Earnings: Unifi suffered a net loss of $1.5 million in the quarter compared to net income of $200,000 in the year-ago period, which the company attributed to a significantly higher effective tax rate.

Adjusted EBITDA fell 6.8 percent to $6.8 million for the quarter. The decrease was mainly the result of lower gross profit, partially offset by lower compensation expenses.

Operating income was down 50 percent to $800,000, compared to $1.6 million for the third quarter of fiscal 2018, adversely impacted by lower gross profit due to competitive pressures and unfavorable foreign currency translation. The decrease was also caused by a $2.8 million decline in gross profit, partially offset by bonus and equity compensation forfeitures triggered by recently announced executive departures.

Last month, Kevin D. Hall resigned as CEO, at which time its board of directors elected Albert P. Carey, currently the company’s non-executive chairman, as its executive chairman. Unifi also appointed Thomas H. Caudle Jr. as principal executive officer, as well as continuing to serve as a director and president and chief operating officer of the company.

Gross margin was 7.7 percent compared to 10 percent for the third quarter of fiscal 2018, also impacted by competitive pressures, especially from low-cost imports into the U.S., as well as a less favorable sales mix and lower conversion margin (selling price minus raw material cost).

CEO’s Take: Tom Caudle, principal executive officer, president and chief operating officer, said: “While we continue to see positive indicators in global revenue and momentum in our sustainable and innovative PVA product portfolios, a number of headwinds and shortfalls have reduced our short-term profitability. These headwinds include unfavorable foreign currency translation impacts, a surge in imports of polyester textured yarn from China following the filing of our October 2018 trade petitions and softness in certain markets.”

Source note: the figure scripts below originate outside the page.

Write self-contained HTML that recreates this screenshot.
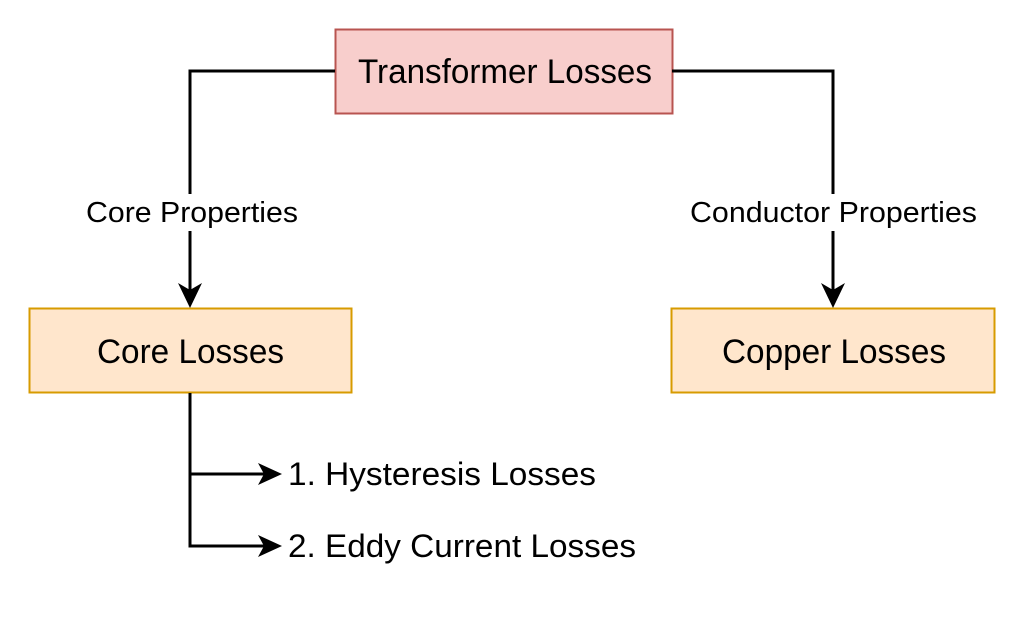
<!DOCTYPE html>
<html><head><style>
body{margin:0;width:1024px;height:618px;background:#fff;overflow:hidden}
svg text{font-family:"Liberation Sans",Arial,sans-serif;fill:#000}
</style></head><body>
<svg width="1024" height="618" viewBox="0 0 1024 618">
<rect x="335.5" y="29.5" width="337" height="84" fill="#f8cecc" stroke="#b85450" stroke-width="2"/>
<text x="358" y="83" font-size="34" textLength="294" lengthAdjust="spacingAndGlyphs">Transformer Losses</text>
<rect x="29.5" y="308.5" width="322" height="84" fill="#ffe6cc" stroke="#d79b00" stroke-width="2"/>
<text x="97" y="363" font-size="34" textLength="187" lengthAdjust="spacingAndGlyphs">Core Losses</text>
<rect x="671.5" y="308.5" width="323" height="84" fill="#ffe6cc" stroke="#d79b00" stroke-width="2"/>
<text x="722" y="363" font-size="34" textLength="224" lengthAdjust="spacingAndGlyphs">Copper Losses</text>
<g stroke="#000" stroke-width="3" fill="none">
<polyline points="335,71 190,71 190,290"/>
<polyline points="672,71 833,71 833,290"/>
<polyline points="190,393 190,546 268,546"/>
<polyline points="190,474 268,474"/>
</g>
<g fill="#000">
<polygon points="190,308 178,283 190,290 202,283"/>
<polygon points="833,308 821,283 833,290 845,283"/>
<polygon points="282,474 258,463 264,474 258,485"/>
<polygon points="282,546 258,535 264,546 258,557"/>
</g>
<rect x="84" y="194" width="216" height="37" fill="#fff"/>
<text x="86" y="222" font-size="29" textLength="212" lengthAdjust="spacingAndGlyphs">Core Properties</text>
<rect x="688" y="194" width="290" height="37" fill="#fff"/>
<text x="690" y="222" font-size="29" textLength="287" lengthAdjust="spacingAndGlyphs">Conductor Properties</text>
<text x="288" y="485" font-size="32" textLength="308" lengthAdjust="spacingAndGlyphs">1. Hysteresis Losses</text>
<text x="288" y="557" font-size="32" textLength="348" lengthAdjust="spacingAndGlyphs">2. Eddy Current Losses</text>
</svg>
</body></html>
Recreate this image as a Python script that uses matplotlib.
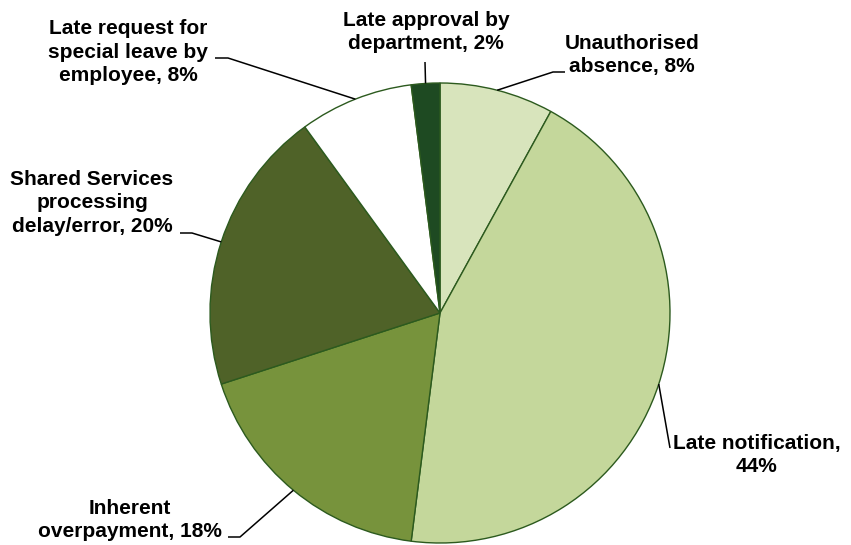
import numpy as np
import matplotlib.pyplot as plt

plt.rcParams['font.family'] = ['Liberation Sans', 'DejaVu Sans']

labels = ['Unauthorised\nabsence, 8%',
          'Late notification,\n44%',
          'Inherent\noverpayment, 18%',
          'Shared Services\nprocessing\ndelay/error, 20%',
          'Late request for\nspecial leave by\nemployee, 8%',
          'Late approval by\ndepartment, 2%']
values = [8, 44, 18, 20, 8, 2]
colors = ['#d8e4bc', '#c4d79b', '#77933c', '#4f6228', '#ffffff', '#1e4a22']

W, H = 851, 545
fig = plt.figure(figsize=(W / 100, H / 100), dpi=100)
ax = fig.add_axes([0, 0, 1, 1])

cx, cy, r = 440, H - 313, 230
wedges, _ = ax.pie(values, colors=colors, startangle=90, counterclock=False,
                   center=(cx, cy), radius=r, frame=True,
                   wedgeprops=dict(edgecolor='#2c5a1e', linewidth=1))
ax.set_xlim(0, W)
ax.set_ylim(0, H)
ax.set_aspect('equal')
ax.axis('off')

# label text centre (x, y from top) and the leader line's elbow points
text_pos = [(632, 55), (757, 455), (130, 520), (92, 203), (128, 52), (426, 32)]
elbows = [[(565, 72), (553, 72)],
          [(670, 448)],
          [(228, 537), (240, 537)],
          [(180, 233), (192, 233)],
          [(215, 58), (228, 58)],
          [(425, 62)]]

for w, lab, (tx, ty), pts in zip(wedges, labels, text_pos, elbows):
    ang = np.deg2rad((w.theta1 + w.theta2) / 2)
    px, py = cx + r * np.cos(ang), cy + r * np.sin(ang)
    xs = [p[0] for p in pts] + [px]
    ys = [H - p[1] for p in pts] + [py]
    ax.plot(xs, ys, color='black', lw=1.1, solid_capstyle='butt')
    ax.text(tx, H - ty, lab, ha='center', va='center', fontsize=15,
            fontweight='bold', linespacing=1.3)

fig.savefig('out.png', dpi=100)
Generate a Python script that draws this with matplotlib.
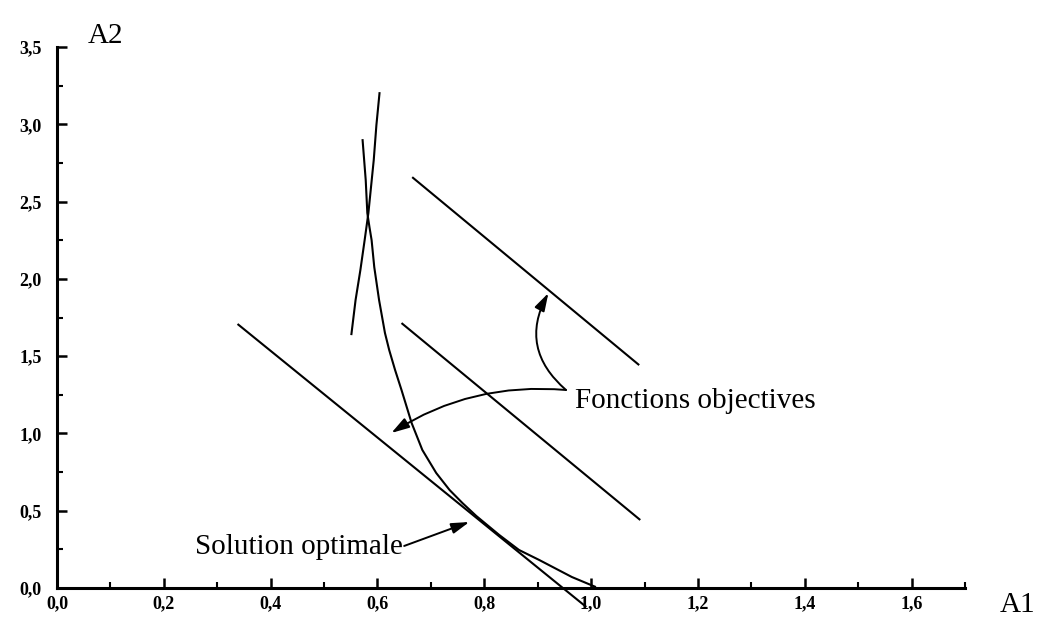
import matplotlib
matplotlib.use("Agg")
import matplotlib.pyplot as plt

plt.rcParams['font.family'] = ['Liberation Serif', 'DejaVu Serif']

# objective function lines (A1, A2)
line_opt_x = [0.338, 0.991]
line_opt_y = [1.708, -0.123]
line_mid_x = [0.645, 1.092]
line_mid_y = [1.714, 0.440]
line_up_x = [0.665, 1.090]
line_up_y = [2.658, 1.442]

# constraint curves
curve1_x = [0.572, 0.578, 0.581, 0.585, 0.589, 0.594, 0.603, 0.614, 0.622,
            0.633, 0.645, 0.664, 0.684, 0.710, 0.735, 0.759, 0.785, 0.828,
            0.865, 0.903, 0.964, 1.009]
curve1_y = [2.904, 2.639, 2.426, 2.335, 2.251, 2.076, 1.863, 1.650, 1.539,
            1.410, 1.281, 1.067, 0.893, 0.744, 0.634, 0.550, 0.466, 0.343,
            0.246, 0.181, 0.071, 0.006]
curve2_x = [0.551, 0.559, 0.568, 0.576, 0.583, 0.593, 0.598, 0.604]
curve2_y = [1.636, 1.863, 2.057, 2.251, 2.426, 2.768, 2.995, 3.208]

xticks = [0.0, 0.2, 0.4, 0.6, 0.8, 1.0, 1.2, 1.4, 1.6]
xlabels = ['0,0', '0,2', '0,4', '0,6', '0,8', '1,0', '1,2', '1,4', '1,6']
yticks = [0.0, 0.5, 1.0, 1.5, 2.0, 2.5, 3.0, 3.5]
ylabels = ['0,0', '0,5', '1,0', '1,5', '2,0', '2,5', '3,0', '3,5']

fig = plt.figure(figsize=(10.48, 6.26), dpi=100)
ax = fig.add_axes([57/1048, 38/626, 908/1048, 541/626])

lw = 1.5
for xs, ys in [(line_opt_x, line_opt_y), (line_mid_x, line_mid_y),
               (line_up_x, line_up_y), (curve1_x, curve1_y),
               (curve2_x, curve2_y)]:
    ax.plot(xs, ys, color='black', lw=lw, clip_on=False,
            solid_capstyle='butt', solid_joinstyle='round')

ax.set_xlim(0, 1.7)
ax.set_ylim(0, 3.5)
ax.spines['top'].set_visible(False)
ax.spines['right'].set_visible(False)
ax.spines['left'].set_linewidth(2.2)
ax.spines['bottom'].set_linewidth(2.2)

ax.set_xticks(xticks)
ax.set_xticklabels(xlabels, fontsize=13, fontweight='bold')
ax.set_yticks(yticks)
ax.set_yticklabels(ylabels, fontsize=13, fontweight='bold')
ax.set_xticks([0.1, 0.3, 0.5, 0.7, 0.9, 1.1, 1.3, 1.5, 1.7], minor=True)
ax.set_yticks([0.25, 0.75, 1.25, 1.75, 2.25, 2.75, 3.25], minor=True)
ax.tick_params(axis='both', which='major', direction='in', length=7, width=1.8)
ax.tick_params(axis='both', which='minor', direction='in', length=4, width=1.5)
ax.tick_params(axis='x', which='major', pad=5)
ax.tick_params(axis='y', which='major', pad=11)

fig.text(88/1048, (626-43)/626, 'A2', fontsize=21)
fig.text(1000/1048, (626-612)/626, 'A1', fontsize=21)

arrow = dict(arrowstyle='-|>,head_length=0.6,head_width=0.18',
             color='black', lw=1.4, mutation_scale=18, shrinkA=0, shrinkB=0)

ax.text(0.970, 1.164, 'Fonctions objectives', fontsize=21, va='baseline')
ax.annotate('', xy=(0.920, 1.908), xytext=(0.953, 1.281),
            arrowprops=dict(arrow, connectionstyle='arc3,rad=-0.4'))
ax.annotate('', xy=(0.626, 1.003), xytext=(0.953, 1.281),
            arrowprops=dict(arrow, connectionstyle='arc3,rad=0.17'))

ax.text(0.258, 0.22, 'Solution optimale', fontsize=21, va='baseline')
ax.annotate('', xy=(0.772, 0.427), xytext=(0.650, 0.272),
            arrowprops=arrow)

fig.savefig('out.png', dpi=100)
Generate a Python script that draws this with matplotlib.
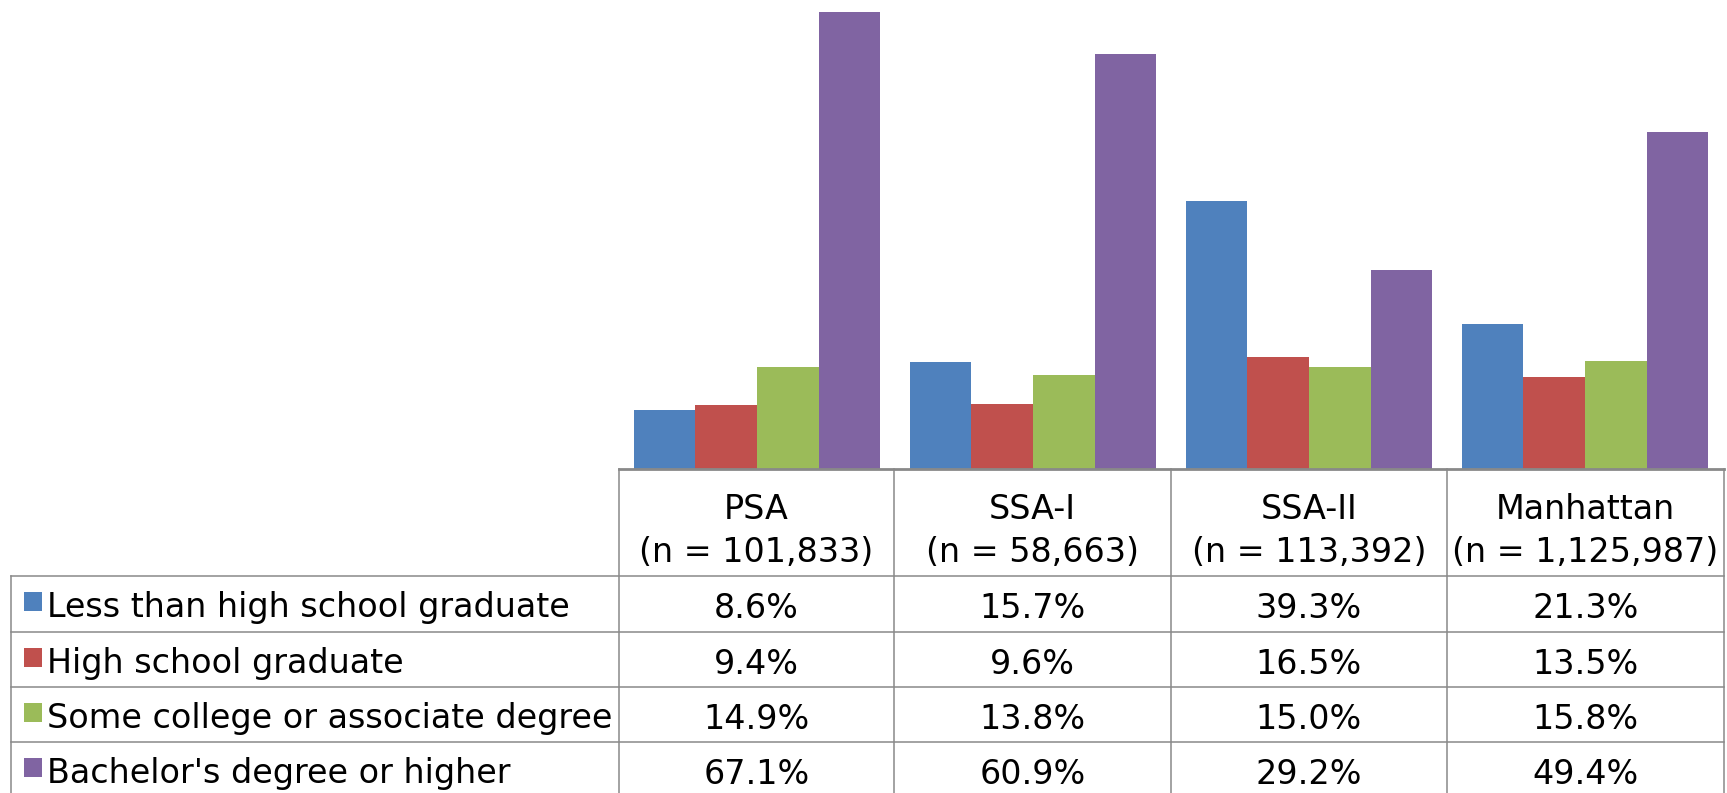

“Separate from the recent trade activity, we have transitioned our leadership team to a leaner and more agile structure with deep roots in operational excellence and a balanced focus on profitability,” Caudle continued. “We also launched and are continuing to execute against a cost reduction plan, which includes a considerable step-down in our run-rate of general and administrative expenses. Our global strategy to ‘Partner, Innovate and Build’ is creating opportunities for future growth while we take appropriate action to restore profitability in the Americas businesses. This includes increasing the utilization of our assets, supporting and expanding our sustainable and innovative portfolios, and optimizing the supply chain and cost structure to better deliver efficient and effective solutions to meet the demands of our customers.”